Maryland’s largest brewery is the award-winning Flying Dog Brewery in Frederick. The brewery, projected to produce 85,000 barrels in 2013, continues to grow at about 10-12 percent per year. Flying Dog has a current capacity of about 95,000 barrels per year and is installing larger fermentation tanks to increase that by about 10,000. Almost 80 percent of the beer is bottled with the remainder in kegs for draft distribution. A small amount of two popular styles, Snake Dog India Pale Ale and Underdog Atlantic Lager, is canned.

Originally started as a brewpub in 1990 in Aspen, Colo., Flying Dog opened their 50-barrel brewery in Denver in 1994. While still maintaining corporate headquarters in Denver, Flying Dog purchased the larger Frederick brewery in 2006, eventually moving all their brewing operations to the Frederick facility.

Flying Dog brews ten different styles of beer year around, ten seasonal beers, and about another 20 brews available only at the brewery and in the mid-Atlantic region. Many of the latter are among their Brewhouse Rarities, unique small-batch beers proposed by any employee. The employee then works with the brewers from start to finish to bring the beer to market, even helping with the artwork. Several of the Brewhouse Rarities will be bottled in 2014 for the first time. Two recent innovative Brewhouse Rarities are Orchard Ale, a beer made with apple cider juice from Distillery Lane Ciderworks, Maryland’s only cidery, and Vineyard Blonde, which uses Vidal Blanc grapes from Breaux Vineyards in Purcellville, Va.

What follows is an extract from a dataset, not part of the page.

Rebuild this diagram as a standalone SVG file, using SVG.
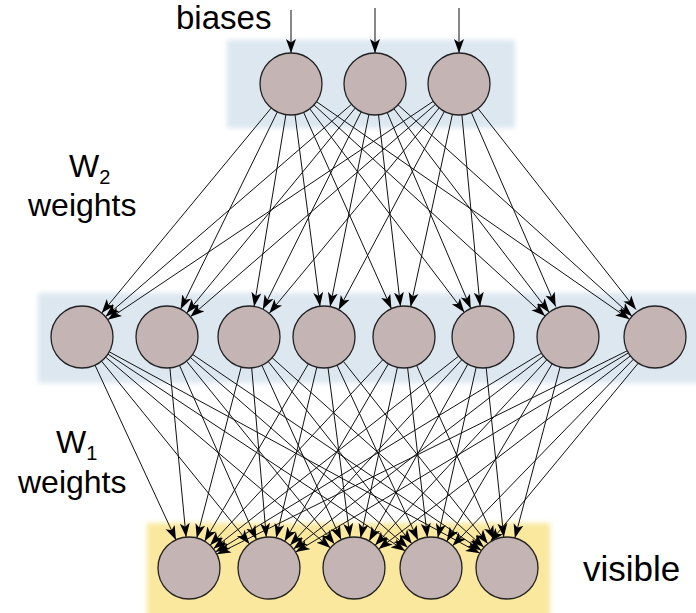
<svg xmlns="http://www.w3.org/2000/svg" width="696" height="613" viewBox="0 0 696 613">
<style>
.band-b{fill:#dce7f0}
.band-y{fill:#f9e89d}
.node{fill:#c4b4b4;stroke:#222;stroke-width:1.3}
.edge{stroke:#111;stroke-width:1;fill:none;marker-end:url(#ah)}
.lbl{font-family:"Liberation Sans",Arial,sans-serif;fill:#000}
</style>
<defs>
<filter id="soft" x="-5%" y="-10%" width="110%" height="120%"><feGaussianBlur stdDeviation="2.5"/></filter>
<marker id="ah" viewBox="0 -6 14 12" refX="14" refY="0" markerWidth="14" markerHeight="12" markerUnits="userSpaceOnUse" orient="auto">
<path d="M0,-5 L14,0 L0,5 L3.5,0 Z" fill="#000"/>
</marker>
</defs>
<g id="bands">
<rect class="band-b" x="227" y="40" width="288" height="88" filter="url(#soft)"/>
<rect class="band-b" x="38" y="293" width="665" height="90" filter="url(#soft)"/>
<rect class="band-y" x="147" y="523" width="403" height="95" filter="url(#soft)"/>
</g>
<g id="labels">
<text class="lbl" x="176" y="29" font-size="33">biases</text>
<text class="lbl" x="69" y="177" font-size="32">W<tspan font-size="20" dy="7">2</tspan></text>
<text class="lbl" x="28" y="216" font-size="32">weights</text>
<text class="lbl" x="56" y="453" font-size="32">W<tspan font-size="20" dy="7">1</tspan></text>
<text class="lbl" x="18" y="493" font-size="32">weights</text>
<text class="lbl" x="583" y="581" font-size="35">visible</text>
</g>
<g id="connectors">
<line class="edge" x1="291" y1="10" x2="291" y2="53"/>
<line class="edge" x1="375" y1="8" x2="375" y2="53"/>
<line class="edge" x1="459" y1="8" x2="459" y2="53"/>
<line class="edge" x1="271.3" y1="107.9" x2="101.7" y2="313.1"/>
<line class="edge" x1="277.4" y1="111.8" x2="180.6" y2="309.2"/>
<line class="edge" x1="285.9" y1="114.6" x2="254.1" y2="306.4"/>
<line class="edge" x1="295.0" y1="114.7" x2="320.0" y2="306.3"/>
<line class="edge" x1="303.6" y1="112.3" x2="391.4" y2="308.7"/>
<line class="edge" x1="309.7" y1="108.7" x2="464.3" y2="312.3"/>
<line class="edge" x1="313.9" y1="104.9" x2="545.1" y2="316.1"/>
<line class="edge" x1="316.5" y1="101.7" x2="629.5" y2="319.3"/>
<line class="edge" x1="351.5" y1="104.3" x2="105.5" y2="316.7"/>
<line class="edge" x1="355.3" y1="108.0" x2="186.7" y2="313.1"/>
<line class="edge" x1="361.2" y1="111.8" x2="262.8" y2="309.3"/>
<line class="edge" x1="368.9" y1="114.4" x2="330.1" y2="306.6"/>
<line class="edge" x1="378.5" y1="114.8" x2="400.5" y2="306.2"/>
<line class="edge" x1="387.2" y1="112.5" x2="470.8" y2="308.5"/>
<line class="edge" x1="393.8" y1="108.6" x2="549.2" y2="312.4"/>
<line class="edge" x1="398.0" y1="104.8" x2="632.0" y2="316.2"/>
<line class="edge" x1="433.3" y1="101.3" x2="107.7" y2="319.7"/>
<line class="edge" x1="435.6" y1="104.3" x2="190.4" y2="316.7"/>
<line class="edge" x1="439.2" y1="107.9" x2="269.3" y2="313.2"/>
<line class="edge" x1="444.4" y1="111.4" x2="338.6" y2="309.7"/>
<line class="edge" x1="452.4" y1="114.3" x2="410.6" y2="306.7"/>
<line class="edge" x1="461.9" y1="114.9" x2="480.1" y2="306.1"/>
<line class="edge" x1="471.3" y1="112.5" x2="555.7" y2="306.5"/>
<line class="edge" x1="478.0" y1="108.5" x2="636.0" y2="309.5"/>
<line class="edge" x1="95.0" y1="365.1" x2="176.0" y2="539.9"/>
<line class="edge" x1="101.5" y1="361.1" x2="249.5" y2="543.9"/>
<line class="edge" x1="105.6" y1="357.1" x2="330.4" y2="547.9"/>
<line class="edge" x1="107.9" y1="354.1" x2="405.2" y2="550.9"/>
<line class="edge" x1="109.2" y1="351.8" x2="479.8" y2="553.2"/>
<line class="edge" x1="169.9" y1="367.9" x2="186.1" y2="537.1"/>
<line class="edge" x1="179.5" y1="365.4" x2="256.5" y2="539.6"/>
<line class="edge" x1="186.5" y1="361.1" x2="334.5" y2="543.9"/>
<line class="edge" x1="190.3" y1="357.4" x2="407.7" y2="547.6"/>
<line class="edge" x1="192.6" y1="354.4" x2="481.4" y2="550.6"/>
<line class="edge" x1="241.2" y1="367.0" x2="196.8" y2="538.0"/>
<line class="edge" x1="251.7" y1="367.9" x2="266.3" y2="537.1"/>
<line class="edge" x1="261.8" y1="365.2" x2="341.2" y2="539.8"/>
<line class="edge" x1="268.2" y1="361.4" x2="411.8" y2="543.7"/>
<line class="edge" x1="272.1" y1="357.7" x2="483.9" y2="547.3"/>
<line class="edge" x1="308.4" y1="363.8" x2="204.6" y2="541.2"/>
<line class="edge" x1="316.8" y1="367.2" x2="276.2" y2="537.8"/>
<line class="edge" x1="328.0" y1="367.7" x2="350.0" y2="537.3"/>
<line class="edge" x1="337.0" y1="365.1" x2="418.0" y2="539.9"/>
<line class="edge" x1="343.3" y1="361.3" x2="487.8" y2="543.7"/>
<line class="edge" x1="382.9" y1="359.7" x2="210.1" y2="545.3"/>
<line class="edge" x1="388.4" y1="363.8" x2="284.6" y2="541.2"/>
<line class="edge" x1="397.4" y1="367.3" x2="360.6" y2="537.7"/>
<line class="edge" x1="407.6" y1="367.8" x2="427.4" y2="537.2"/>
<line class="edge" x1="416.6" y1="365.3" x2="494.4" y2="539.7"/>
<line class="edge" x1="458.6" y1="356.2" x2="213.4" y2="548.8"/>
<line class="edge" x1="461.9" y1="359.7" x2="290.1" y2="545.3"/>
<line class="edge" x1="467.9" y1="364.1" x2="369.1" y2="540.9"/>
<line class="edge" x1="476.2" y1="367.2" x2="437.8" y2="537.8"/>
<line class="edge" x1="486.2" y1="367.8" x2="503.8" y2="537.2"/>
<line class="edge" x1="541.5" y1="353.1" x2="215.5" y2="551.9"/>
<line class="edge" x1="543.5" y1="356.0" x2="293.5" y2="549.1"/>
<line class="edge" x1="546.9" y1="359.7" x2="375.1" y2="545.3"/>
<line class="edge" x1="552.2" y1="363.7" x2="446.8" y2="541.3"/>
<line class="edge" x1="560.1" y1="367.0" x2="514.9" y2="538.0"/>
<line class="edge" x1="627.2" y1="350.8" x2="216.8" y2="554.2"/>
<line class="edge" x1="628.4" y1="352.9" x2="295.6" y2="552.1"/>
<line class="edge" x1="630.4" y1="355.9" x2="378.6" y2="549.1"/>
<line class="edge" x1="633.4" y1="359.3" x2="452.6" y2="545.7"/>
<line class="edge" x1="638.3" y1="363.1" x2="490.3" y2="541.9"/>
</g>
<g id="h1"><circle class="node" cx="291" cy="84" r="31"/></g>
<g id="h2"><circle class="node" cx="375" cy="84" r="31"/></g>
<g id="h3"><circle class="node" cx="459" cy="84" r="31"/></g>
<g id="m1"><circle class="node" cx="82" cy="337" r="31"/></g>
<g id="m2"><circle class="node" cx="167" cy="337" r="31"/></g>
<g id="m3"><circle class="node" cx="249" cy="337" r="31"/></g>
<g id="m4"><circle class="node" cx="324" cy="337" r="31"/></g>
<g id="m5"><circle class="node" cx="404" cy="337" r="31"/></g>
<g id="m6"><circle class="node" cx="483" cy="337" r="31"/></g>
<g id="m7"><circle class="node" cx="568" cy="337" r="31"/></g>
<g id="m8"><circle class="node" cx="655" cy="337" r="31"/></g>
<g id="v1"><circle class="node" cx="189" cy="568" r="31"/></g>
<g id="v2"><circle class="node" cx="269" cy="568" r="31"/></g>
<g id="v3"><circle class="node" cx="354" cy="568" r="31"/></g>
<g id="v4"><circle class="node" cx="431" cy="568" r="31"/></g>
<g id="v5"><circle class="node" cx="507" cy="568" r="31"/></g>
</svg>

Each year the brewery makes Secret Stash, a harvest ale celebration of Maryland agriculture using only Maryland hops, to help develop the state’s nascent hop industry, and Maryland wheat. Flying Dog also makes a series of Imperial IPA beers using a single hop to highlight that hop’s flavor characteristics. Four of these were brewed in 2013 and another four are expected in 2014.

Head brewer Matt Brophy, a former homebrewer, has been with Flying Dog for over ten years, brewing previously with the Flying Fish Brewery in New Jersey, and the Great Divide Brewery in Denver. Brophy’s brewing philosophy involves “a spirit of collaboration and creativity.” Brophy emphasizes that the brewery is focusing on the Washington, D.C., area specifically and the mid-Atlantic region.

Tours are available to persons 21 and older at 4 p.m., 5 p.m. and 6 p.m. Thursdays and Fridays, and at 1 p.m., 3 p.m. and 4 p.m. on Saturdays. Tours cost $5 and include tastings of five draft beers. The innovative labels on the bottles are the creation of Ralph Steadman, a renowned British cartoonist and caricaturist. Steadman is best known as the illustrator of the books of Gonzo author Hunter S. Thompson.

Raging Bitch (8.3 percent alcohol by volume) is a Belgian IPA and the company’s best selling beer. It has a citric hop and Belgian yeast nose with hints of mango. The light sweet and citrus hop front continues into the middle where the hops increase slightly and a touch of mango joins. All of these extend in the smooth finish and aftertaste where the bitterness elevates a modicum but is nicely balanced by the mango sweetness. Ratings: 7.5/8.

Single Hop Simcoe Imperial IPA (10 percent ABV) is an example of the single hop series, which uses the same recipe for each iteration, only changing the amount of the specific hop so that the hop bitterness level is constant. Simcoe Imperial IPA has a bouquet typical of the Simcoe hop showing both pine and citrus with some bitterness. The mild sweet malt front grows to a medium sweetness in the middle where the Simcoe hop emerges. These last into the silky finish. The aftertaste presents a hint of warmth but the alcohol is very well integrated, with a mild lingering bitterness. Ratings: 8.5/8.5.

Horn Dog Barleywine (10.2 percent ABV) should be enjoyed in a brandy snifter. Horn Dog has an aroma of molasses and dark fruit. The medium sweet molasses and malt front merges with a soft plum which is moderated by a tinge of alcohol. The alcohol intensifies and becomes more apparent in the finish as the plum and molasses remain. The balanced alcohol extends to medium in the aftertaste as the sweet molasses comes to the forefront. Ratings: 9/9.

Gonzo Imperial Porter (9.8 percent ABV) presents soft roast, modest bitter hops and a pinch of celery nose with a silky mouthfeel throughout. The moderate roast and subdued coffee front segues into the middle where the roast increases. The finish adds a muted milk chocolate character. In the aftertaste the roast becomes more prominent while the hop bitterness grows but is modified by the chocolate. Ratings: 9/8.5.